Ну, я бы не сказал, что меня не пускают на ТВ. Для меня сделали все возможное, чтобы мне не хотелось ходить на ТВ. Это верно. Они меня не пускают как бы в смысле метафизическом. Они сделали ТВ таким местом, куда ходить впадло, говоря простым языком. И я очень стараюсь соблюдать некоторые этические компоненты. Я абсолютно уверен, что все, кто работает сегодня на ТВ, будут гореть в аду. Ну, может быть, редакторам будет послабление — может, они будут не гореть, а, допустим, вариться. Но все равно у меня есть ощущение, что это ад. И к этому аду лучше не прикасаться, лучше к нему не подходить.
«Расскажите об «Игре Эндора» Орсона Скотта Карда».
С удовольствием расскажу, надо перечитать.
«Какую подоплеку вложил Вербински в «Пиратов Карибского моря»?»
Слушайте, ну я не думаю, что там есть какая-то подоплека прямо. Вербински — он прежде всего художник, такой мастер, довольно, я бы сказал, изысканный. Он снимает не кино «про», а он снимает кино «как». Вот там эти его вечные любимые лейтмотивы, замечательный герой-трикстер, последний убедительный трикстер в западной культуре. И тоже, кстати, с женщиной у него не получается ничего, поэтому Кайра Найтли не достается ему. Джек Воробей — прелестный образ. Это же такое, понимаете, интеллектуальное упражнение на тему фильма Полански «Пираты», который появился раньше, чем надо, и поэтому не получил настоящего признания, хотя все там уже есть. Гений всегда забегает вперед, ничего не попишешь.

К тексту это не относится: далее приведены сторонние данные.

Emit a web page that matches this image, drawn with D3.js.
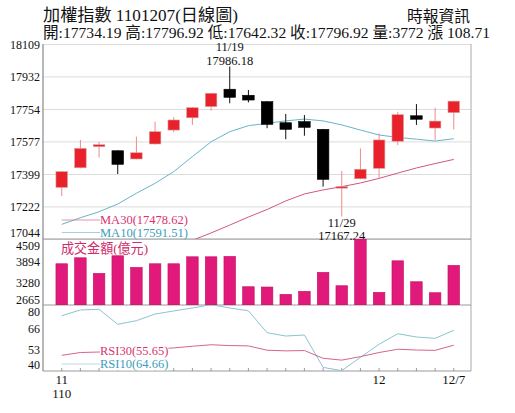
<!DOCTYPE html>
<html>
<head>
<meta charset="utf-8">
<script src="https://cdn.jsdelivr.net/npm/d3@7"></script>
<style>
  body { margin: 0; background: #fff; }
  text { font-family: "Liberation Serif", "Noto Sans CJK TC", serif; }
</style>
</head>
<body>
<div id="chart"></div>
<script>
// trading days 11/8 .. 12/7
const dates = ['11/8','11/9','11/10','11/11','11/12','11/15','11/16','11/17','11/18','11/19',
  '11/22','11/23','11/24','11/25','11/26','11/29','11/30','12/1','12/2','12/3','12/6','12/7'];
const open  = [17326,17433,17548,17526,17481,17563,17639,17706,17767,17862,17829,17794,17679,17685,17643,17323,17373,17430,17578,17717,17650,17734.19];
const high  = [17414,17585,17575,17528,17603,17685,17709,17765,17842,17986.18,17858,17796,17727,17721,17645,17415,17539,17621,17739,17781,17761,17796.92];
const low   = [17279,17430,17490,17399,17479,17560,17627,17667,17745,17785,17790,17649,17589,17608,17330,17167.24,17370,17375,17557,17667,17585,17642.32];
const close = [17412,17539,17559,17452,17515,17630,17694,17761,17840,17818,17803,17670,17643,17654,17370,17330,17425,17585,17723,17698,17688,17796.92];
const ma10  = [17124,17160,17193,17235,17294,17348,17412,17494,17575,17630,17663,17676,17689,17699,17689,17667,17639,17612,17599,17589,17579,17591.51];
const ma30  = [null,null,null,null,null,null,17000,17037,17077,17120,17164,17205,17252,17290,17312,17330,17350,17375,17404,17432,17456,17478.62];
const volume = [3817,3984,3549,4040,3716,3817,3817,4012,4012,4023,3175,3167,2963,3047,3577,3203,4509,3019,3900,3315,3008,3772];
const rsi10 = [73.5,77,77.4,68.3,70.5,74.5,76.4,78.2,80.2,78.2,76.5,63.2,61.2,61.8,42.2,40.2,48.3,56.2,62.6,60.6,59.8,64.66];
const rsi30 = [49.5,51.2,51.5,52.2,52.6,53.3,54,55,55.9,55.4,55.2,52.6,52.2,52.4,47.7,46.6,48.7,51.2,53.2,52.7,52.5,55.65];

const priceTicks = [18109, 17932, 17754, 17577, 17399, 17222, 17044];
const volTicks = [4509, 3894, 3280, 2665];
const rsiTicks = [80, 66, 53, 40];
const monthTicks = [['11/8', '11', '110'], ['12/1', '12', ''], ['12/7', '12/7', '']];

const W = 515, H = 413;
const LEFT = 43, RIGHT = 471;
const P = { top: 44, bottom: 239 };
const V = { top: 239, bottom: 305 };
const R = { top: 305, bottom: 371 };

const RED = '#e8212b', RED_WICK = '#f08a8a';
const PINK = '#d8336e', TEAL = '#3b9dbd';

const svg = d3.select('#chart').append('svg')
  .attr('width', W).attr('height', H);

const x = d3.scaleBand().domain(dates)
  .range([52.4, 463.1]).paddingInner(0.38).paddingOuter(0.19);
const cx = d => x(d) + x.bandwidth() / 2;

const yP = d3.scaleLinear().domain([17044, 18109]).range([P.bottom, P.top]);
const yV = d3.scaleLinear().domain([2665, 4509]).range([V.bottom, V.top]);
const yR = d3.scaleLinear().domain([40, 80]).range([R.bottom, R.top]);

// clip paths
const defs = svg.append('defs');
[['clipP', P], ['clipV', V], ['clipR', R]].forEach(([id, p]) => {
  defs.append('clipPath').attr('id', id).append('rect')
    .attr('x', LEFT).attr('y', p.top).attr('width', RIGHT - LEFT).attr('height', p.bottom - p.top);
});

// header
svg.append('text').attr('x', 43).attr('y', 21)
  .attr('font-size', 17).attr('textLength', 195).attr('lengthAdjust', 'spacingAndGlyphs')
  .attr('fill', '#111').text('加權指數 1101207(日線圖)');
svg.append('text').attr('x', 407).attr('y', 22)
  .attr('font-size', 16).attr('textLength', 63).attr('lengthAdjust', 'spacingAndGlyphs')
  .attr('fill', '#111').text('時報資訊');
svg.append('text').attr('x', 43).attr('y', 38)
  .attr('font-size', 15.5).attr('textLength', 447).attr('lengthAdjust', 'spacingAndGlyphs')
  .attr('fill', '#111').text('開:17734.19 高:17796.92 低:17642.32 收:17796.92 量:3772 漲 108.71');

// axis helper
function leftAxis(scale, ticks, grid, shift) {
  const g = svg.append('g').attr('transform', `translate(${LEFT},0)`)
    .call(d3.axisLeft(scale).tickValues(ticks).tickFormat(d3.format('d'))
      .tickSize(grid ? -(RIGHT - LEFT) : 0).tickPadding(3));
  g.select('.domain').remove();
  g.selectAll('.tick line').attr('stroke', '#dcdcdc');
  g.selectAll('.tick text')
    .attr('font-size', 12).attr('fill', '#111')
    .attr('font-family', 'Liberation Serif')
    .attr('dy', d => (shift[d] || 0) + 4);
  return g;
}
leftAxis(yP, priceTicks, true, { 17044: -6.5 });
leftAxis(yV, volTicks, false, { 4509: 6, 2665: -6 });
leftAxis(yR, rsiTicks, false, { 80: 6.5, 40: -6.5 });

// frame
const frame = svg.append('g').attr('fill', 'none');
frame.append('line').attr('x1', LEFT).attr('x2', LEFT).attr('y1', P.top).attr('y2', R.bottom)
  .attr('stroke', '#888').attr('stroke-width', 1.2);
frame.append('line').attr('x1', RIGHT).attr('x2', RIGHT).attr('y1', P.top).attr('y2', R.bottom)
  .attr('stroke', '#aaa');
[V.top, V.bottom].forEach(yy => {
  frame.append('line').attr('x1', LEFT).attr('x2', RIGHT).attr('y1', yy).attr('y2', yy)
    .attr('stroke', '#999').attr('stroke-width', 1.2);
});
frame.append('line').attr('x1', LEFT).attr('x2', RIGHT).attr('y1', R.bottom).attr('y2', R.bottom)
  .attr('stroke', '#999');

// x axis ticks along RSI bottom
const xAxis = svg.append('g').attr('transform', `translate(0,${R.bottom})`)
  .call(d3.axisTop(x).tickSize(3).tickFormat(''));
xAxis.select('.domain').remove();
xAxis.selectAll('.tick line').attr('stroke', '#999');

monthTicks.forEach(([d, a, b]) => {
  svg.append('text').attr('x', cx(d)).attr('y', 384).attr('text-anchor', 'middle')
    .attr('font-size', 13).attr('fill', '#111').text(a);
  if (b) svg.append('text').attr('x', cx(d)).attr('y', 398).attr('text-anchor', 'middle')
    .attr('font-size', 13).attr('fill', '#111').text(b);
});

// price panel
const pg = svg.append('g').attr('clip-path', 'url(#clipP)');
const line = (scale, arr) => d3.line()
  .defined(d => d != null)
  .x((d, i) => cx(dates[i]))
  .y(d => scale(d))(arr);

pg.append('path').attr('d', line(yP, ma10)).attr('fill', 'none').attr('stroke', '#6ab4c8').attr('stroke-width', 1);
pg.append('path').attr('d', line(yP, ma30)).attr('fill', 'none').attr('stroke', '#d2587e').attr('stroke-width', 1);

const candles = pg.selectAll('g.candle').data(dates).enter().append('g');
candles.append('line')
  .attr('x1', d => cx(d)).attr('x2', d => cx(d))
  .attr('y1', (d, i) => yP(high[i])).attr('y2', (d, i) => yP(low[i]))
  .attr('stroke', (d, i) => close[i] >= open[i] ? RED_WICK : '#111').attr('stroke-width', 1);
candles.append('rect')
  .attr('x', d => x(d)).attr('width', x.bandwidth())
  .attr('y', (d, i) => yP(Math.max(open[i], close[i])))
  .attr('height', (d, i) => Math.max(1.5, Math.abs(yP(open[i]) - yP(close[i]))))
  .attr('fill', (d, i) => close[i] >= open[i] ? RED : '#000')
  .attr('stroke', (d, i) => close[i] >= open[i] ? '#d8a0a0' : '#000').attr('stroke-width', 0.6);

// high / low annotations
const hiI = high.indexOf(d3.max(high));
const loI = low.indexOf(d3.min(low));
svg.append('text').attr('x', cx(dates[hiI])).attr('y', 51).attr('text-anchor', 'middle')
  .attr('font-size', 12.5).attr('fill', '#111').text(dates[hiI]);
svg.append('text').attr('x', cx(dates[hiI])).attr('y', 64.5).attr('text-anchor', 'middle')
  .attr('font-size', 12.5).attr('fill', '#111').text(high[hiI].toFixed(2));
svg.append('text').attr('x', cx(dates[loI])).attr('y', 227).attr('text-anchor', 'middle')
  .attr('font-size', 12.5).attr('fill', '#111').text(dates[loI]);
svg.append('text').attr('x', cx(dates[loI])).attr('y', 239.5).attr('text-anchor', 'middle')
  .attr('font-size', 12.5).attr('fill', '#111').text(low[loI].toFixed(2));

// legends
function legend(yy, color, lineColor, label) {
  svg.append('line').attr('x1', cx(dates[0])).attr('x2', 100).attr('y1', yy).attr('y2', yy)
    .attr('stroke', lineColor).attr('stroke-width', 0.8);
  svg.append('text').attr('x', 100).attr('y', yy + 4.3).attr('font-size', 12.5)
    .attr('fill', color).text(label);
}
legend(220, PINK, '#d87a98', `MA30(${ma30[ma30.length - 1]})`);
legend(232.5, TEAL, '#8cc4d2', `MA10(${ma10[ma10.length - 1]})`);

// volume panel
svg.append('g').attr('clip-path', 'url(#clipV)')
  .selectAll('rect').data(volume).enter().append('rect')
  .attr('x', (d, i) => x(dates[i])).attr('width', x.bandwidth())
  .attr('y', d => yV(d)).attr('height', d => V.bottom - yV(d))
  .attr('fill', '#e0197a').attr('stroke', '#c4125f').attr('stroke-width', 0.6);
svg.append('text').attr('x', 61).attr('y', 253).attr('font-size', 13.5)
  .attr('textLength', 87).attr('lengthAdjust', 'spacingAndGlyphs')
  .attr('fill', '#d02a6a').text('成交金額(億元)');

// RSI panel
const rg = svg.append('g').attr('clip-path', 'url(#clipR)');
rg.append('path').attr('d', line(yR, rsi10)).attr('fill', 'none').attr('stroke', '#8cc4cf').attr('stroke-width', 1);
rg.append('path').attr('d', line(yR, rsi30)).attr('fill', 'none').attr('stroke', '#d4668a').attr('stroke-width', 1);

function rsiLegend(yy, color, label) {
  const t = svg.append('text').attr('x', 100).attr('y', yy + 4.3).attr('font-size', 12.5)
    .attr('fill', color).text(label);
  const b = t.node().getBBox();
  svg.insert('rect', () => t.node()).attr('x', b.x).attr('y', b.y + 2).attr('width', b.width)
    .attr('height', b.height - 3).attr('fill', '#fff');
}
svg.append('line').attr('x1', cx(dates[0])).attr('x2', 100).attr('y1', 364).attr('y2', 364)
  .attr('stroke', '#a8d0d8').attr('stroke-width', 0.8);
rsiLegend(351, PINK, `RSI30(${rsi30[rsi30.length - 1]})`);
rsiLegend(364, TEAL, `RSI10(${rsi10[rsi10.length - 1]})`);
</script>
</body>
</html>
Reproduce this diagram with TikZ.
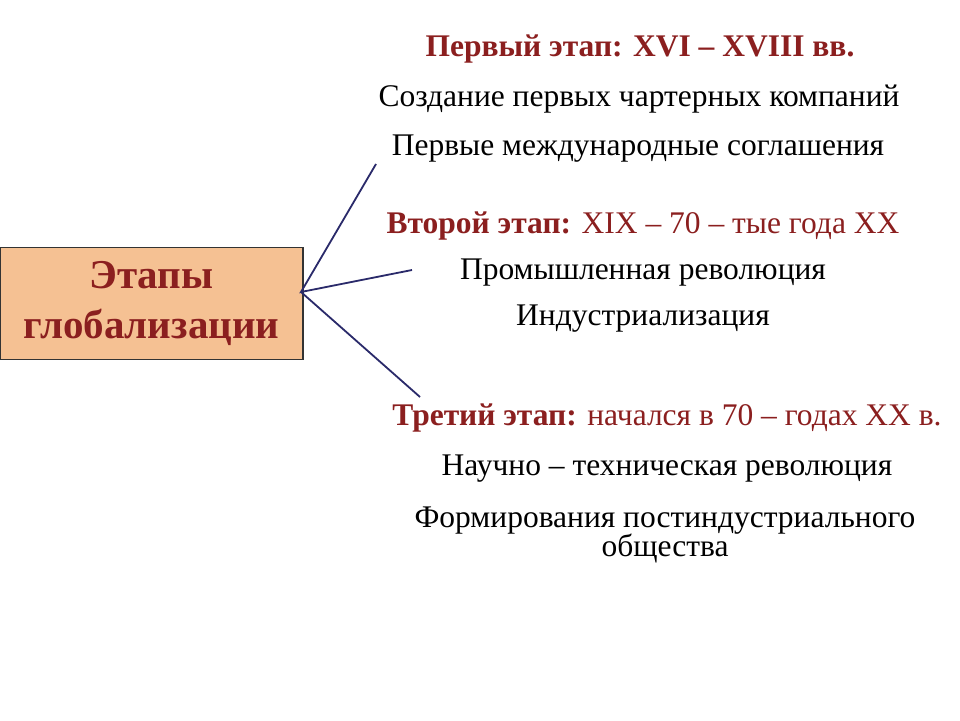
\documentclass[tikz,border=0pt]{standalone}
\usepackage{fontspec}
\setmainfont{Liberation Serif}
\definecolor{dred}{HTML}{8B1F1F}
\definecolor{boxfill}{HTML}{F5C193}
\definecolor{linec}{HTML}{2A2A6A}
\begin{document}
\begin{tikzpicture}[x=1pt,y=-1pt,
  txt/.style={font=\fontsize{31.5}{34}\selectfont, inner sep=0pt, anchor=base},
  ttl/.style={txt, text=dred},
  conn/.style={draw=linec, line width=1.8pt}]
\useasboundingbox (0,0) rectangle (960,720);
\fill[white] (0,0) rectangle (960,720);
\node[draw=black!80, line width=1.5pt, fill=boxfill, minimum width=303pt, minimum height=112pt, inner sep=0pt,
  align=center, text=dred, font=\fontsize{41}{50}\selectfont\bfseries] (box) at (151.5,303.5) {Этапы\\глобализации};
\coordinate (hub) at (301,292);
\coordinate (e1) at (376,164);
\coordinate (e2) at (412,270);
\coordinate (e3) at (420,397);
\draw[conn] (e1) -- (hub) -- (e2);
\draw[conn] (hub) -- (e3);
\node[ttl] (t1) at (640,56) {\textbf{Первый этап: XVI – XVIII вв.}};
\node[txt] (a1) at (639,106) {Создание первых чартерных компаний};
\node[txt] (a2) at (638,155) {Первые международные соглашения};
\node[ttl] (t2) at (643,233) {\textbf{Второй этап:} XIX – 70 – тые года XX};
\node[txt] (b1) at (643,279) {Промышленная революция};
\node[txt] (b2) at (643,325) {Индустриализация};
\node[ttl] (t3) at (667,425) {\textbf{Третий этап:} начался в 70 – годах XX в.};
\node[txt] (c1) at (667,475) {Научно – техническая революция};
\node[txt] (c2) at (665,527) {Формирования постиндустриального};
\node[txt] (c3) at (665,556) {общества};
\end{tikzpicture}
\end{document}
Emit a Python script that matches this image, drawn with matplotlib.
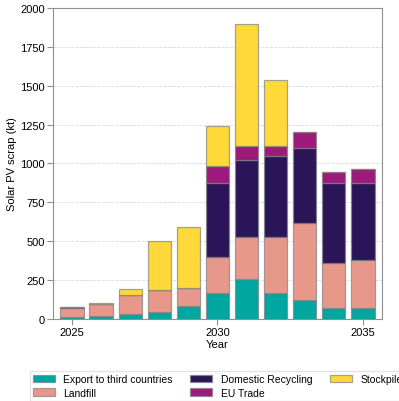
import matplotlib
matplotlib.use("Agg")
import matplotlib.pyplot as plt
import numpy as np

plt.rcParams["font.family"] = ["Liberation Sans", "DejaVu Sans"]

years = [2025, 2026, 2027, 2028, 2029, 2030, 2031, 2032, 2033, 2034, 2035]

# kt per year, stacked bottom to top
export = [15, 20, 30, 45, 86, 165, 255, 165, 120, 69, 73]
landfill = [58, 74, 127, 141, 116, 234, 274, 360, 495, 289, 304]
domestic = [0, 0, 0, 0, 0, 476, 491, 523, 487, 517, 498]
eu_trade = [3, 0, 0, 0, 0, 109, 95, 64, 101, 68, 87]
stockpile = [0, 6, 34, 314, 388, 255, 780, 427, 0, 0, 0]

series = [
    ("Export to third countries", export, "#00a6a0"),
    ("Landfill", landfill, "#e8988b"),
    ("Domestic Recycling", domestic, "#2a1558"),
    ("EU Trade", eu_trade, "#9c1a7a"),
    ("Stockpile", stockpile, "#ffd83a"),
]

fig = plt.figure(figsize=(3.99, 4.02), dpi=100)
ax = fig.add_axes([0.133, 0.204, 0.824, 0.774])

bottom = np.zeros(len(years))
for name, vals, col in series:
    ax.bar(years, vals, bottom=bottom, width=0.8, color=col,
           edgecolor=(0.5, 0.5, 0.5, 0.7), linewidth=0.9, label=name, zorder=3)
    bottom += np.array(vals)

ax.set_xlim(2024.35, 2035.65)
ax.set_ylim(0, 2000)
ax.set_yticks(np.arange(0, 2001, 250))
ax.set_xticks([2025, 2030, 2035])
ax.grid(axis="y", color="#d8d8d8", linestyle="--", linewidth=0.6, zorder=0)
for s in ax.spines.values():
    s.set_color("#909090")
ax.tick_params(colors="#909090", labelcolor="black", labelsize=8, length=4, pad=2)
ax.set_ylabel("Solar PV scrap (kt)", fontsize=8, labelpad=2)
ax.set_xlabel("Year", fontsize=8, labelpad=1)

fig.legend(loc="upper left", bbox_to_anchor=(0.075, 0.075), borderaxespad=0,
           ncol=3, fontsize=7.5, frameon=True, edgecolor="#dddddd", fancybox=False,
           handlelength=2.1, handleheight=0.75, handletextpad=0.8,
           columnspacing=1.7, labelspacing=0.35, borderpad=0.3)

fig.savefig("out.png", dpi=100)
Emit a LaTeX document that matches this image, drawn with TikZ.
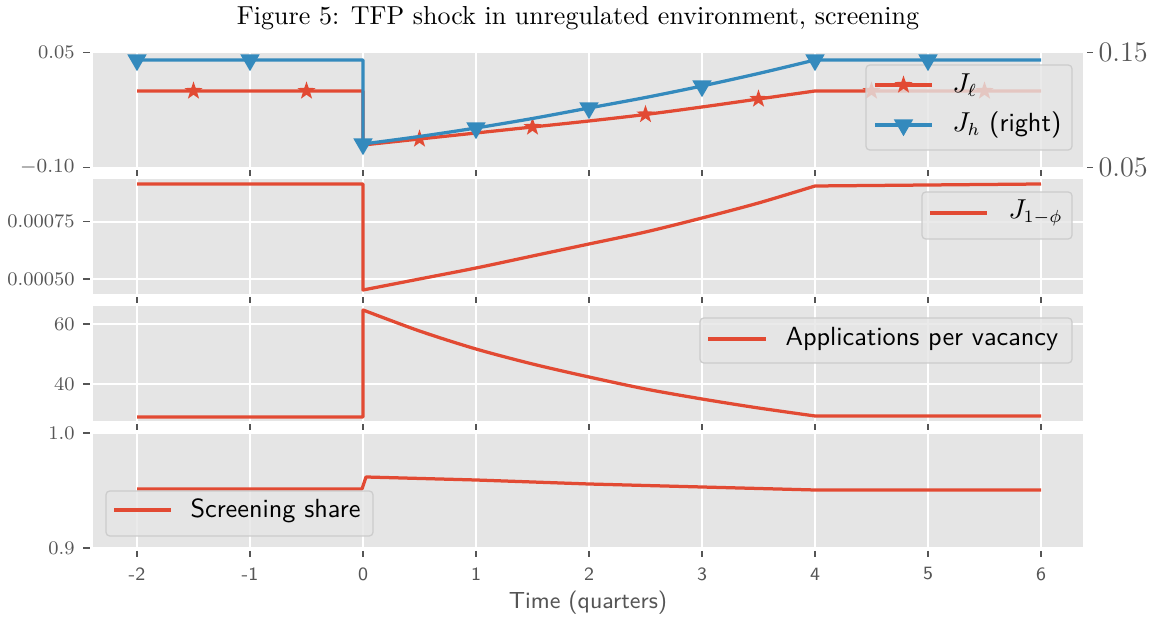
\documentclass[tikz,border=0pt]{standalone}
\usetikzlibrary{shapes.geometric}
\definecolor{ggRed}{RGB}{226,74,51}
\definecolor{ggBlue}{RGB}{52,138,189}
\definecolor{panelGray}{RGB}{229,229,229}
\definecolor{tickGray}{RGB}{85,85,85}
\definecolor{legEdge}{RGB}{204,204,204}

\begin{document}
\begin{tikzpicture}[
  x=0.4pt, y=-0.4pt,
  gridln/.style={white, line width=0.75pt},
  tk/.style={tickGray, line width=0.6pt},
  ylab/.style={anchor=east, inner sep=0pt, text=tickGray,
    font=\fontsize{7.7}{9}\selectfont},
  rlab/.style={anchor=west, inner sep=0pt, text=tickGray,
    font=\fontsize{11.3}{13}\selectfont},
  xlab/.style={inner sep=0pt, text=tickGray,
    font=\sffamily\fontsize{7.5}{9}\selectfont},
  series/.style={ggRed, line width=1.3pt, line join=round},
  jh/.style={ggBlue, line width=1.3pt, line join=round},
  curve/.style={smooth, tension=0.5},
  starmk/.style={star, star points=5, star point ratio=2.5,
    fill=ggRed, inner sep=0pt, minimum size=7.6pt},
  trimk/.style={regular polygon, regular polygon sides=3,
    shape border rotate=180, fill=ggBlue, inner sep=0pt,
    minimum size=9pt},
  leg/.style={draw=legEdge, fill=panelGray, fill opacity=0.8,
    line width=0.5pt, rounded corners=1.5pt},
  legtxt/.style={anchor=west, inner sep=0pt,
    font=\sffamily\fontsize{10.5}{12}\selectfont},
]
  \useasboundingbox (0,0) rectangle (1156,618);

  \node[font=\fontsize{10.4}{12}\selectfont] (title) at (578,18)
    {Figure 5: TFP shock in unregulated environment, screening};

  % panels, grid and x ticks
  \foreach \top in {52.5,179.3,306.1,432.9} {
    \fill[panelGray] (93,\top) rectangle (1083,\top+115);
    \foreach \x in {137,250,363,476,589,702,815,928,1041} {
      \draw[gridln] (\x,\top) -- (\x,\top+115);
      \draw[tk] (\x,\top+118) -- (\x,\top+124);
    }
  }
  \foreach \y in {52.5,167.5,221.7,279,324,384,433,548} {
    \draw[gridln] (93,\y) -- (1083,\y);
    \draw[tk] (83,\y) -- (90,\y);
  }
  \draw[tk] (1087,52.5) -- (1093,52.5);
  \draw[tk] (1087,167.5) -- (1093,167.5);

  % y labels
  \node[ylab] (y1a) at (75,52.5) {0.05};
  \node[ylab] (y1b) at (75,167.5) {$-0.10$};
  \node[ylab] (y2a) at (75,221.7) {0.00075};
  \node[ylab] (y2b) at (75,279) {0.00050};
  \node[ylab] (y3a) at (75,324) {60};
  \node[ylab] (y3b) at (75,384) {40};
  \node[ylab] (y4a) at (75,433) {1.0};
  \node[ylab] (y4b) at (75,548) {0.9};
  \node[rlab] (r1a) at (1098,52.5) {0.15};
  \node[rlab] (r1b) at (1098,167.5) {0.05};

  % x labels
  \foreach \x/\t in {137/-2,250/-1,363/0,476/1,589/2,702/3,815/4,928/5,1041/6}
    \node[xlab] (xl\t) at (\x,574) {\t};
  \node[text=tickGray, font=\sffamily\fontsize{9.3}{11}\selectfont] (xtitle)
    at (588,603) {Time (quarters)};

  % J_l
  \draw[series] (137,91) -- (363,91) -- plot[curve] coordinates {(363,145)
    (419.5,139) (476,133) (532.5,127) (589,121) (645.5,114.5) (702,107)
    (758.5,99) (815,91)} -- (1041,91);
  \foreach \px/\py [count=\k] in {193.5/91,306.5/91,419.5/139,532.5/127,
      645.5/114.5,758.5/99,871.5/91,984.5/91}
    \node[starmk] (st\k) at (\px,\py) {};

  % legend J_l, J_h
  \draw[leg] (866,65) rectangle (1072,150);
  \draw[series] (875,85) -- (932,85);
  \node[starmk] (legst) at (903.5,85) {};
  \node[legtxt] (legjl) at (952,85) {$J_\ell$};
  \draw[jh] (875,125) -- (932,125);
  \node[trimk] (legtri) at (903.5,125) {};
  \node[legtxt] (legjh) at (952,125) {$J_h$ (right)};

  % J_h
  \draw[jh] (137,60) -- (363,60) -- plot[curve] coordinates {(363,144)
    (419.5,136.5) (476,128) (532.5,118.5) (589,108) (645.5,97.5) (702,86)
    (758.5,73.5) (815,60)} -- (1041,60);
  \foreach \px/\py [count=\k] in {137/60,250/60,363/144,476/128,589/108,
      702/86,815/60,928/60}
    \node[trimk] (tr\k) at (\px,\py) {};

  % J_{1-phi}
  \draw[series] (137,184) -- (363,184) -- plot[curve] coordinates {(363,290)
    (419.5,279) (476,268) (532.5,256) (589,244) (645.5,232) (702,218)
    (758.5,203) (815,186)} -- (1041,184);
  \draw[leg] (922,192) rectangle (1072,239);
  \draw[series] (930,213) -- (987,213);
  \node[legtxt] (legphi) at (1008,213) {$J_{1-\phi}$};

  % applications per vacancy
  \draw[series] (137,417) -- (363,417) -- plot[curve] coordinates {(363,310)
    (419.5,331) (476,349) (532.5,364) (589,377) (645.5,389) (702,399)
    (758.5,408) (815,416)} -- (1041,416);
  \draw[leg] (700,318) rectangle (1072,363);
  \draw[series] (708,339) -- (766,339);
  \node[legtxt] (legapp) at (785,339) {Applications per vacancy};

  % screening share
  \draw[series] (137,489) -- (362,489) -- (366,477) -- (476,480) -- (589,484)
    -- (702,487) -- (815,490) -- (1041,490);
  \draw[leg] (106,491) rectangle (373,536);
  \draw[series] (114,510) -- (171,510);
  \node[legtxt] (legscr) at (190,511) {Screening share};

\end{tikzpicture}
\end{document}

Что касается каких-то смыслов, которые там есть. Ну, самый простой смысл сформулировал как раз Джонни Депп в ответе на вопрос вашему покорному слуге. Он сказал, что кончилось время предсказуемых героев. Сегодня героем и, более того, любимцем аудитории может быть только человек, относительно которого вы не знаете, что он сделает в следующую минуту. Поэтому Джек Воробей забил всех персонажей. Поэтому все смотрят только ради него.